Description of the task: Exact reproduction is required for the lines bounded by the one containing "Output the Python" and the one containing "import matplotlib.pyplot as plt", both bounds included. Print them without any pictures.
- - - -
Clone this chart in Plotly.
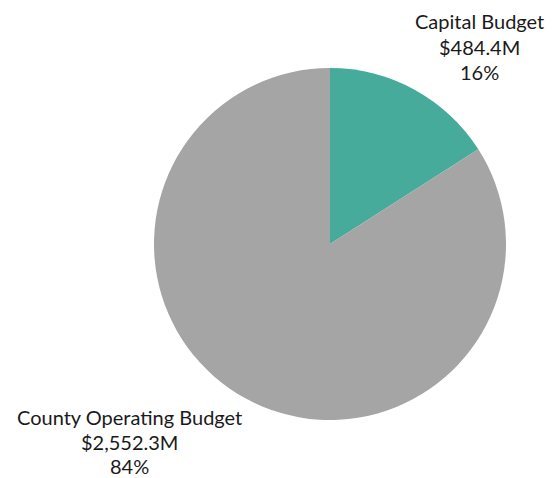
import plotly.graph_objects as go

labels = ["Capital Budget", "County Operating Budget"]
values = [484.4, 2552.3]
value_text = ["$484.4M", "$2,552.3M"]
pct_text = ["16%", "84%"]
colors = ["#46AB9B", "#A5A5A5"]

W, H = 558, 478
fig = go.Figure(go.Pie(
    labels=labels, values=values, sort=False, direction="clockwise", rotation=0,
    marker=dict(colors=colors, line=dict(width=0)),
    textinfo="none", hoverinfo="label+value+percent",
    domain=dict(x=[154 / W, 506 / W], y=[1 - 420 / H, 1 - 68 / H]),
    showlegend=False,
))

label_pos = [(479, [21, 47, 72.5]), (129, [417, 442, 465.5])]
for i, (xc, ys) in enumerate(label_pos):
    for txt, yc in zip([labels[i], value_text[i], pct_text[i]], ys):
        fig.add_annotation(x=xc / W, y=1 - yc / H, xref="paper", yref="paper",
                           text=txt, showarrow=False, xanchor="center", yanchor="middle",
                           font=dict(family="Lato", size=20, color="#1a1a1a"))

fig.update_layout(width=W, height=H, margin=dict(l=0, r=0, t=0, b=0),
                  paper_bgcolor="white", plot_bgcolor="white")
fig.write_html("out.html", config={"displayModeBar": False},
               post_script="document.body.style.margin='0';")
- - - -
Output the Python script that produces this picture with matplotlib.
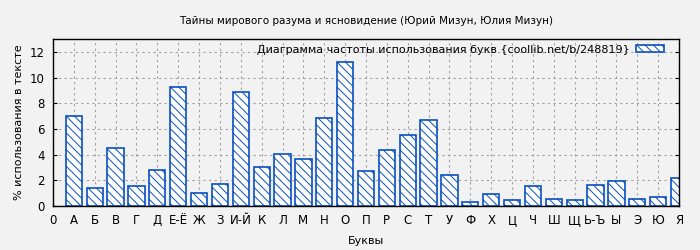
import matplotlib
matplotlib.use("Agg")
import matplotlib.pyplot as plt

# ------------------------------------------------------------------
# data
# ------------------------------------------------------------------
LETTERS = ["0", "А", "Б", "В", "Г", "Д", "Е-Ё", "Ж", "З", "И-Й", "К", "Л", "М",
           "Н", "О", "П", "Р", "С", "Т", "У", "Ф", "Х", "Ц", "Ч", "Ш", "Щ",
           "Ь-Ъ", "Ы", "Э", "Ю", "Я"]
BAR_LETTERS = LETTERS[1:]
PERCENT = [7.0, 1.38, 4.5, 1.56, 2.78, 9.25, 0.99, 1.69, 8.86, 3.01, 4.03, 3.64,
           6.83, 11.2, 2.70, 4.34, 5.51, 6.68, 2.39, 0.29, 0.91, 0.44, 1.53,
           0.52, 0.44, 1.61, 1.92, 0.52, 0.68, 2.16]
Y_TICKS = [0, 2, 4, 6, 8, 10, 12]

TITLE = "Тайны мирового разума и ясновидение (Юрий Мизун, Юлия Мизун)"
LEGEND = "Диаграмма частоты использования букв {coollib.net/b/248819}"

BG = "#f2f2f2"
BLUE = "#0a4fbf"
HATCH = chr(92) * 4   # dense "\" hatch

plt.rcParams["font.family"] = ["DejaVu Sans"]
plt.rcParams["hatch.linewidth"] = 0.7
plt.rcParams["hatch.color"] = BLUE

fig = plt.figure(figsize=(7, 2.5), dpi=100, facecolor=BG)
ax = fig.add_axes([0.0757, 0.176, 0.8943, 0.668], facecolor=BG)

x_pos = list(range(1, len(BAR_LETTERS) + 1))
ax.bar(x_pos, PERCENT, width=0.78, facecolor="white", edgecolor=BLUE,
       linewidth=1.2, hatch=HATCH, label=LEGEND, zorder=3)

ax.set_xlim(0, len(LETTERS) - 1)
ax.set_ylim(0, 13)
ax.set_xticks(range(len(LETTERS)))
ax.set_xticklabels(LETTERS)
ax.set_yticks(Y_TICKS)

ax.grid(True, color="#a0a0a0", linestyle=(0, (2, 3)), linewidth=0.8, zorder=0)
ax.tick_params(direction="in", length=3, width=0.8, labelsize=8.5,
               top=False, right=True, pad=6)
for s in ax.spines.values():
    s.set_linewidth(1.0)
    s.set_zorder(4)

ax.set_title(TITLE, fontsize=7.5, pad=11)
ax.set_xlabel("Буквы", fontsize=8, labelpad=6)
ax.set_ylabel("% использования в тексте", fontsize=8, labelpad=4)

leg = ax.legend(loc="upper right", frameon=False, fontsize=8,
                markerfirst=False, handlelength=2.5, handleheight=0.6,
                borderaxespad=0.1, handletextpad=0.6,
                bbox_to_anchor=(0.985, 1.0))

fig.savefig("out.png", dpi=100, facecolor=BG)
- - - -
Output below:
Output the Python script that produces this picture with matplotlib.
import matplotlib
matplotlib.use("Agg")
import matplotlib.pyplot as plt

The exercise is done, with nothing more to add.